Birgül AYMAN GÜLER
CHP Parti Meclisi Üyesi
İzmir Milletvekili
İzmir Milletvekili
“CHP, “Gestapo” ile örtülü bir işbirliği yapabilir mi? Tarih affeder mi? “Derin Devlet”i ne sanıyorlar? İktidar olmak için her yol mübah anlayışının CHP’yi nerelere götüreceğinin farkında değiller mi? Böyle kurnaz siyasetin faturası çok ağır olmaz mı?Hangi “araçlar” ile olursa olsun amaç sadece iktidara gelmek midir? Parti ideolojisi böylesine kirli bir siyasete indirgenebilir mi?”Bu sorular önemlidir.

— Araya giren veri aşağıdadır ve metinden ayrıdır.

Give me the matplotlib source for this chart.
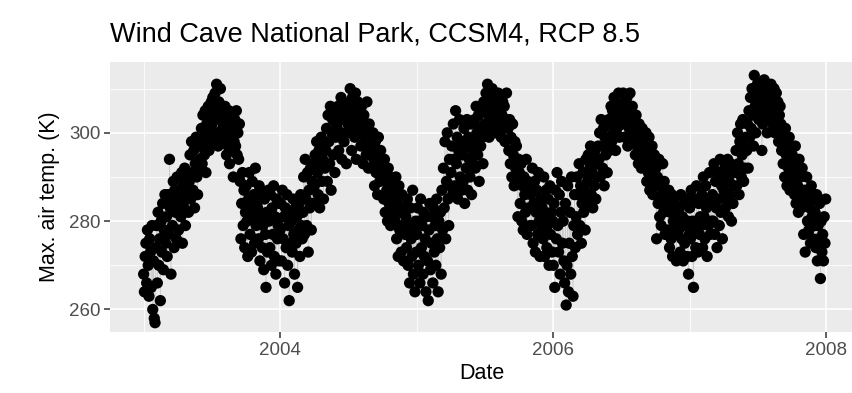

Çünkü “Cemaat” diye adlandırılan yapı, yaşamlarını ancak balinalara yapışıp sürdürebilen kabuklu canlılara benziyor. Bu bir siyasal parti değil; ama siyasete ve özellikle de iktidarda siyasete çok düşkün. Düşkünlüğünü, bir siyasal partiye yapışarak gideriyor. Bir zamanlar DSP’ye yapışmıştı. Sonra AKP’ye yapıştı. Her ikisini de eriten asit gibi iş gördü. Şimdi yeni bir balina arıyor; bir süredir de CHP’ye yanaşıyor.

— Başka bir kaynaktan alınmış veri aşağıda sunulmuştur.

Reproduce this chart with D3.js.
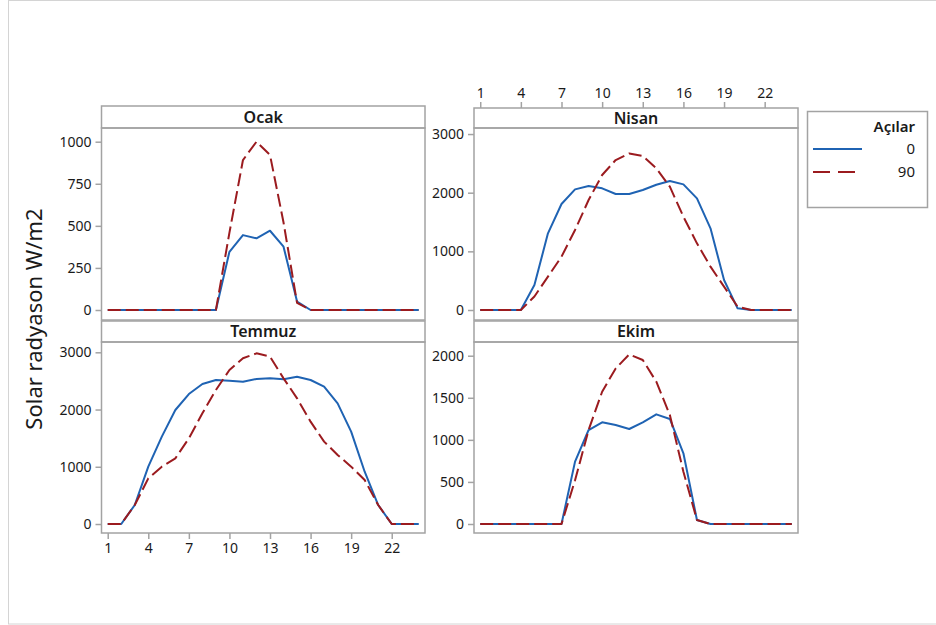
<!DOCTYPE html>
<html>
<head>
  <meta charset="utf-8">
  <script src="https://cdn.jsdelivr.net/npm/d3@7"></script>
  <style>
    body { margin: 0; background: #fff; }
    text { font-family: "Noto Sans", "DejaVu Sans", sans-serif; fill: #1a1a1a; }
  </style>
</head>
<body>
<script>
  // hours of the day (x categories)
  var hours = [1,2,3,4,5,6,7,8,9,10,11,12,13,14,15,16,17,18,19,20,21,22,23,24];
  var hourTicks = [1,4,7,10,13,16,19,22];

  // series per month, angle 0 and angle 90
  var ocak0   = [0,0,0,0,0,0,0,0,0,346,445,426,471,376,50,0,0,0,0,0,0,0,0,0];
  var ocak90  = [0,0,0,0,0,0,0,0,0,460,891,1000,921,520,42,0,0,0,0,0,0,0,0,0];
  var nisan0  = [0,0,0,0,426,1307,1807,2057,2114,2074,1977,1977,2045,2136,2199,2142,1903,1392,511,28,0,0,0,0];
  var nisan90 = [0,0,0,0,230,568,909,1364,1875,2301,2557,2670,2625,2415,2102,1591,1136,739,398,57,0,0,0,0];
  var temmuz0  = [0,0,332,1002,1526,1992,2271,2446,2516,2504,2487,2534,2545,2528,2574,2516,2400,2108,1613,914,332,0,0,0];
  var temmuz90 = [0,0,332,798,1002,1147,1497,1934,2341,2691,2895,2982,2924,2545,2196,1788,1439,1206,1002,769,332,0,0,0];
  var ekim0  = [0,0,0,0,0,0,0,741,1117,1208,1176,1129,1208,1303,1248,840,48,0,0,0,0,0,0,0];
  var ekim90 = [0,0,0,0,0,0,0,520,1117,1572,1849,2016,1949,1691,1295,622,48,0,0,0,0,0,0,0];

  var legendTitle = "Açılar";
  var legendLabels = ["0", "90"];
  var yTitle = "Solar radyason W/m2";

  var blue = "#1f63b3", red = "#9b1b1f", frame = "#a3a3a3";

  var svg = d3.select("body").append("svg")
      .attr("width", 936).attr("height", 625);

  // outer light frame
  svg.append("rect")
      .attr("x", 8.5).attr("y", 0.5).attr("width", 940).attr("height", 623.5)
      .style("fill", "none").style("stroke", "#d4d4d4");

  var panels = [
    { name: "Ocak",   s0: ocak0,   s90: ocak90,   x0: 101.5, x1: 425, top: 106, hb: 128, bottom: 320,
      yDom: [-59.4, 1081.4], yTicks: [0,250,500,750,1000], xAxis: null },
    { name: "Nisan",  s0: nisan0,  s90: nisan90,  x0: 474, x1: 798, top: 108, hb: 128, bottom: 320,
      yDom: [-170.5, 3103], yTicks: [0,1000,2000,3000], xAxis: "top" },
    { name: "Temmuz", s0: temmuz0, s90: temmuz90, x0: 101.5, x1: 425, top: 321, hb: 342, bottom: 533,
      yDom: [-157, 3180], yTicks: [0,1000,2000,3000], xAxis: "bottom" },
    { name: "Ekim",   s0: ekim0,   s90: ekim90,   x0: 474, x1: 798, top: 321, hb: 342, bottom: 533,
      yDom: [-107, 2163], yTicks: [0,500,1000,1500,2000], xAxis: null }
  ];

  panels.forEach(function (p) {
    var g = svg.append("g");
    var x = d3.scaleLinear().domain([0.54, 24.46]).range([p.x0, p.x1]);
    var y = d3.scaleLinear().domain(p.yDom).range([p.bottom, p.hb]);

    // header strip
    g.append("rect")
        .attr("x", p.x0).attr("y", p.top)
        .attr("width", p.x1 - p.x0).attr("height", p.hb - p.top)
        .style("fill", "#fff").style("stroke", frame).style("stroke-width", 1.5);
    g.append("text")
        .attr("x", (p.x0 + p.x1) / 2).attr("y", (p.top + p.hb) / 2)
        .attr("dy", "0.36em")
        .attr("text-anchor", "middle")
        .style("font-size", "16px").style("font-weight", "600")
        .text(p.name);

    // plot frame
    g.append("rect")
        .attr("x", p.x0).attr("y", p.hb)
        .attr("width", p.x1 - p.x0).attr("height", p.bottom - p.hb)
        .style("fill", "none").style("stroke", frame).style("stroke-width", 1.5);

    // y axis
    var ya = g.append("g")
        .attr("transform", "translate(" + p.x0 + ",0)")
        .call(d3.axisLeft(y).tickValues(p.yTicks).tickFormat(d3.format("d"))
              .tickSize(6).tickPadding(4));
    ya.select(".domain").remove();
    ya.selectAll("line").style("stroke", frame).style("stroke-width", 1.5);
    ya.selectAll("text").style("font-size", "14px").style("font-family", null);

    // x axis (only on one panel per column)
    if (p.xAxis) {
      var axis = p.xAxis === "bottom" ? d3.axisBottom(x) : d3.axisTop(x);
      var xa = g.append("g")
          .attr("transform", "translate(0," + (p.xAxis === "bottom" ? p.bottom : p.top) + ")")
          .call(axis.tickValues(hourTicks).tickFormat(d3.format("d")).tickSize(6).tickPadding(4));
      xa.select(".domain").remove();
      xa.selectAll("line").style("stroke", frame).style("stroke-width", 1.5);
      xa.selectAll("text").style("font-size", "14px").style("font-family", null);
    }

    var line = d3.line()
        .x(function (d, i) { return x(hours[i]); })
        .y(function (d) { return y(d); });

    g.append("path")
        .datum(p.s0)
        .attr("d", line)
        .style("fill", "none").style("stroke", blue).style("stroke-width", 2)
        .style("stroke-linejoin", "round");
    g.append("path")
        .datum(p.s90)
        .attr("d", line)
        .style("fill", "none").style("stroke", red).style("stroke-width", 2)
        .style("stroke-dasharray", "13,5")
        .style("stroke-linejoin", "round");
  });

  // y axis title
  svg.append("text")
      .attr("transform", "translate(42,319) rotate(-90)")
      .attr("text-anchor", "middle")
      .style("font-size", "22px")
      .text(yTitle);

  // legend
  var lg = svg.append("g");
  lg.append("rect")
      .attr("x", 807.5).attr("y", 111.5).attr("width", 120).attr("height", 96)
      .style("fill", "#fff").style("stroke", frame).style("stroke-width", 1.5);
  lg.append("text")
      .attr("x", 915).attr("y", 127).attr("dy", "0.36em")
      .attr("text-anchor", "end")
      .style("font-size", "15px").style("font-weight", "600")
      .text(legendTitle);
  var colors = [blue, red], dashes = [null, "17,8"], ly = [149, 172];
  legendLabels.forEach(function (lab, i) {
    lg.append("line")
        .attr("x1", 813).attr("x2", i === 0 ? 862 : 857)
        .attr("y1", ly[i]).attr("y2", ly[i])
        .style("stroke", colors[i]).style("stroke-width", 2)
        .style("stroke-dasharray", dashes[i]);
    lg.append("text")
        .attr("x", 915).attr("y", ly[i]).attr("dy", "0.36em")
        .attr("text-anchor", "end")
        .style("font-size", "15px")
        .text(lab);
  });
</script>
</body>
</html>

Peki CHP bu yanaşmaya "evet" der mi; derse ne olur? Soner YALÇIN, kendi sorularına ilişkin kendi görüşünü şöyle açıklıyor:
CHP, ülkenin kurtarıcı ve kurucu partisidir. Yalnızca kendi seçmenlerince değil, başka partilerin arkasından giden seçmenler bile, ülkenin ve ulusun varlığıyla ilgili en temel ilkeler söz konusu olunca CHP’nin tavrına bir göz atar. Yüreğine düşen bir tedirginlik varsa, o tedirginliği CHP’nin tavrına bakarak ateşler ya da bastırır. CHP, işte bu güveni yitirdiği anda “tarih sahnesinden çıkar”. Düşer ve bir daha da kalkamaz. "C" ile herhangi bir işbirliği CHP'yi öyle düşürür ki, bunun sonucu yalnızca CHP'nin yok olması değil Türkiye'nin geleceğinin kararması sonucu yaratır.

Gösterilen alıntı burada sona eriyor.